Anfang des Jahrtausends lebte die Branche in dem Gefühl, dass es keine Grenzen bei der wirtschaftlichen Entwicklung gibt. Im Nachhinein betrachtet sagt jeder, man ist von falschen Voraussetzungen ausgegangen. Dann gab es zwei klare Justierungen: Eine Bankenaufsicht, die sich international aufstellt und die Tatsache, dass jede Bank sich gefragt hat, welche Lehren sie aus der Entwicklung zieht - auch unser Haus. Die Volksbanken haben zwar die Finanzkrise nicht verursacht, sie waren an ihr nicht beteiligt und sie wurden durch diese deshalb auch nicht erschüttert. Doch wir haben trotzdem auch eine Lehre daraus gezogen: Man muss sich täglich seiner Werte rückvergewissern, um das Vertrauen der Menschen nicht zu verlieren. Aufgezeichnet von

Lukasz Galkowski

Der Autor arbeitet als freier Journalist in Frankfurt am Main.

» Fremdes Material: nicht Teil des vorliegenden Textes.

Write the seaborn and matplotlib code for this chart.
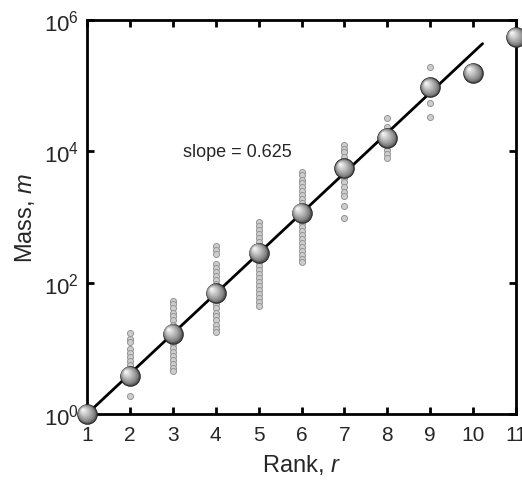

Biographisches: Eva Wunsch-Weber ist die einzige Frau an der Spitze einer großen Genossenschaftsbank in Deutschland. Ihre Karriere begann mit einer Banklehre in Freiburg, danach absolvierte sie ein wirtschaftswissenschaftliches Studium in Mannheim. Nach einer Traineeausbildung hat sie sich entschieden, zur Frankfurter Volksbank zu wechseln. Sie hat dort in der Hauptfiliale im Firmenkundenbereich begonnen, 1997 die Leitung des Vorstandsstabes übernommen, ist 2008 in den Vorstand berufen worden und seit 2012 als Vorstandsvorsitzende tätig.